March 18, 2016

Martin Wolf, the uncertainty of whether those who govern us really know what they’re doing is always upon us.

Sir, Martin Wolf writes: “Productivity is not everything, but in the long run it is almost everything… But the prospects for productivity are…the most important uncertainty affecting the economic prospects of the British people. Is it reasonable to expect a return to buoyant pre-crisis productivity growth? Will productivity continue to stagnate? Or will it end up somewhere in between?” “The age of uncertainty is upon us” March 18.

Mr. Wolf, for the umpteenth time, obsessively, I do not understand how you and so many other can so obsessively ignore that if you tell banks they can leverage their equity more with what is safe than with what is risky; so that they can earn higher expected risk adjusted returns on equity with what is perceived or deemed to be safe, than with what is risky; that then banks will foremost be refinancing the safer past while ignoring too much the credit needs of the always riskier future.
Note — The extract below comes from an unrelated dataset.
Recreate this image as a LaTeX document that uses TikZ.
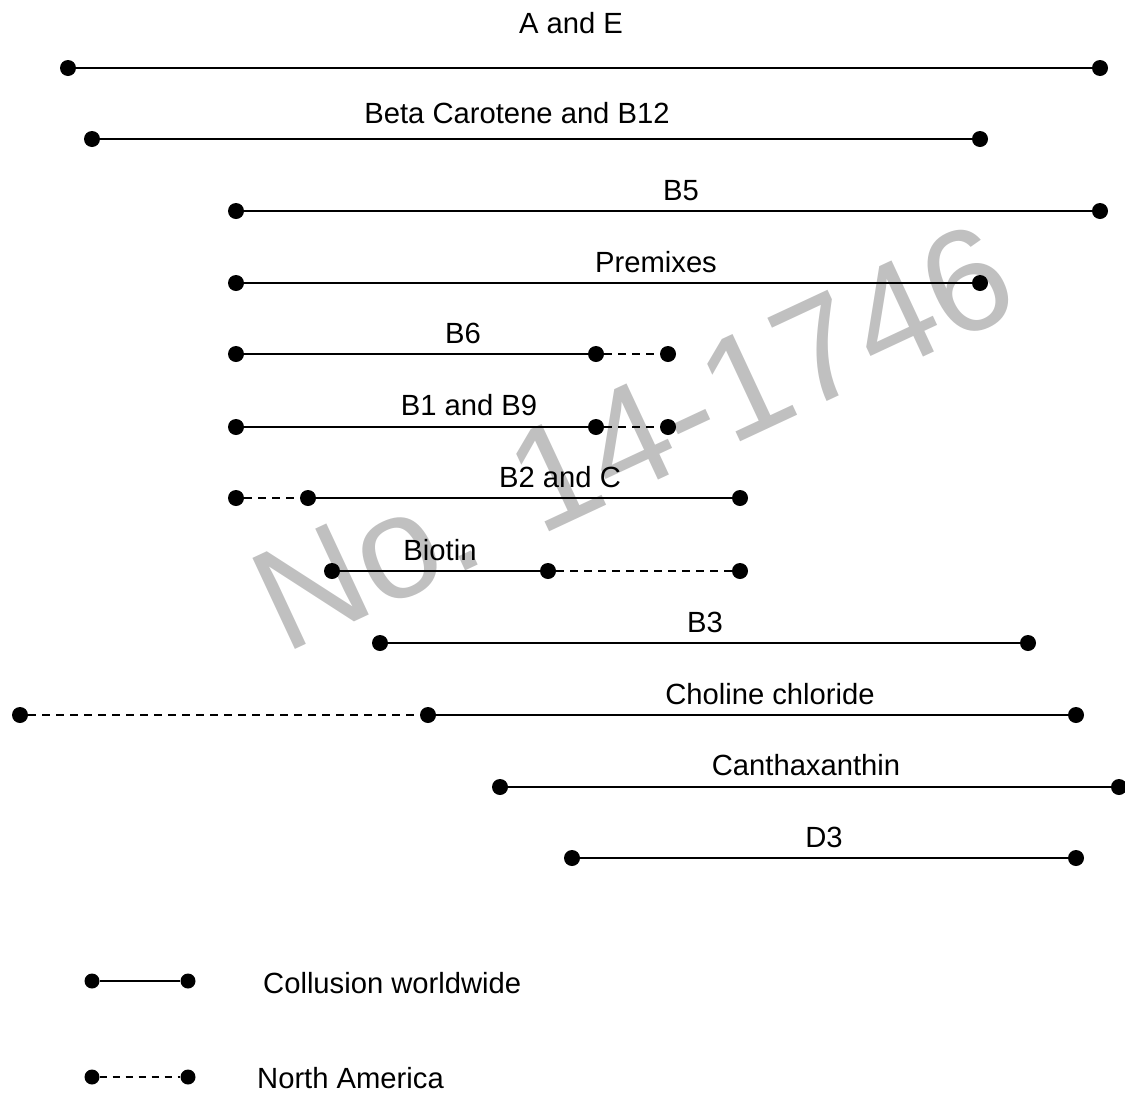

And since then productivity is not been given the chances it deserves, the prospects for its improvement must be really lousy.

“The age of uncertainty is upon us”? Please when did we have an age of certainty?

Current regulators regulate banks without having defined their purpose, and base those capital requirements for banks that should cover for the unexpected, on the expected credit risk. Those facts evidence the major uncertainty we always face, namely whether those who govern us have the faintest idea of what they’re doing.